— BEGIN Collected data —

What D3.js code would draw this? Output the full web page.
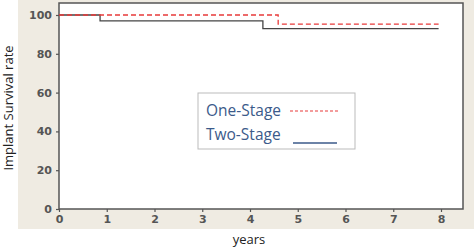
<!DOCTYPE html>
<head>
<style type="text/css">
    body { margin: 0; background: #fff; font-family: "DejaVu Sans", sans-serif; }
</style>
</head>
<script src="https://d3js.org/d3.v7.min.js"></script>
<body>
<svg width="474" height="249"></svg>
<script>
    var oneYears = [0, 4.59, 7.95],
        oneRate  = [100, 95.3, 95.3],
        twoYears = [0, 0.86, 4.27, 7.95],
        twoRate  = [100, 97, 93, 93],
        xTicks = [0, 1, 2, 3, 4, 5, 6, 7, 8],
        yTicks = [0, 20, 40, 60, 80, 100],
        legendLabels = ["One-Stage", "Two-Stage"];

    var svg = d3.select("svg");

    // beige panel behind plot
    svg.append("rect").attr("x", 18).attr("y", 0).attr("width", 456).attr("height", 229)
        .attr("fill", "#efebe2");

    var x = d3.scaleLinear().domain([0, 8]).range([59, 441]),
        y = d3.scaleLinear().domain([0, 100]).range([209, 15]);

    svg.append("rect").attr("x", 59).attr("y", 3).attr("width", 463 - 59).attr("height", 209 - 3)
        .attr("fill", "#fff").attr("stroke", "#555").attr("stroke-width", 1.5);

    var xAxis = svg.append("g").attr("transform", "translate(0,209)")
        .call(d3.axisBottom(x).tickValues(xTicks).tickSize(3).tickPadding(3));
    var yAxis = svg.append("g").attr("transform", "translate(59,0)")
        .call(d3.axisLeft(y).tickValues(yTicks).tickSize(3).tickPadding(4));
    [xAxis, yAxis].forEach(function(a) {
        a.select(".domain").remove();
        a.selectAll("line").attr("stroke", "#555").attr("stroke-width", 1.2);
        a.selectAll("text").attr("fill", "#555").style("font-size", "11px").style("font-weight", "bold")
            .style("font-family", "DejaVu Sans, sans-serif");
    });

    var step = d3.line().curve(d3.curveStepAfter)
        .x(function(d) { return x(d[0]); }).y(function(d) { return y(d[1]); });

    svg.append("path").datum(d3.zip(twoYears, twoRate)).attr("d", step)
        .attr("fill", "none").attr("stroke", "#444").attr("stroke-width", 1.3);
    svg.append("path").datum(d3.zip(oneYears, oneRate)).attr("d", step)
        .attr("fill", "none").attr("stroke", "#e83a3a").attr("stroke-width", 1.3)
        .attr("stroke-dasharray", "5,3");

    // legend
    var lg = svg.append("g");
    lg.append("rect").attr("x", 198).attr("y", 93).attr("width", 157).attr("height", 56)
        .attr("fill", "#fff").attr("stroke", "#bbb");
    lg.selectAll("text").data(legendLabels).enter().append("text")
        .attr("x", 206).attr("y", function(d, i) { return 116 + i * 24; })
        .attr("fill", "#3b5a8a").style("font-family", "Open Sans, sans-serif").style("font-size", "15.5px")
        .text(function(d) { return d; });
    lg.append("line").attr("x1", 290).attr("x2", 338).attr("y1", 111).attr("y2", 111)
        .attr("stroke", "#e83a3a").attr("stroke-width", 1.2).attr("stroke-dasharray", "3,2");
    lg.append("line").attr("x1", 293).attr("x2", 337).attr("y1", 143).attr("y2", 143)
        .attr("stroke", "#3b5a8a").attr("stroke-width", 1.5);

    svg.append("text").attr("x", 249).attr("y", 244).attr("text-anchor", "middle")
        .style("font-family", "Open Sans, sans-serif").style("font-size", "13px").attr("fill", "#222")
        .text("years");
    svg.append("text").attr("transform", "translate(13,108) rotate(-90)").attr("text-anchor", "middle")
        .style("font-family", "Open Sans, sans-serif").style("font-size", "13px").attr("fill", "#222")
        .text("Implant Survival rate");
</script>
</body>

— END Collected data —

- _Given request_: Without the pictures, please reproduce each line of the listing above exactly, from the first one through the line bearing "y = d3.scaleLinear().domain([0, 100]).range([209, 15]);".

- _Correct result_:
What D3.js code would draw this? Output the full web page.
<!DOCTYPE html>
<head>
<style type="text/css">
    body { margin: 0; background: #fff; font-family: "DejaVu Sans", sans-serif; }
</style>
</head>
<script src="https://d3js.org/d3.v7.min.js"></script>
<body>
<svg width="474" height="249"></svg>
<script>
    var oneYears = [0, 4.59, 7.95],
        oneRate  = [100, 95.3, 95.3],
        twoYears = [0, 0.86, 4.27, 7.95],
        twoRate  = [100, 97, 93, 93],
        xTicks = [0, 1, 2, 3, 4, 5, 6, 7, 8],
        yTicks = [0, 20, 40, 60, 80, 100],
        legendLabels = ["One-Stage", "Two-Stage"];

    var svg = d3.select("svg");

    // beige panel behind plot
    svg.append("rect").attr("x", 18).attr("y", 0).attr("width", 456).attr("height", 229)
        .attr("fill", "#efebe2");

    var x = d3.scaleLinear().domain([0, 8]).range([59, 441]),
        y = d3.scaleLinear().domain([0, 100]).range([209, 15]);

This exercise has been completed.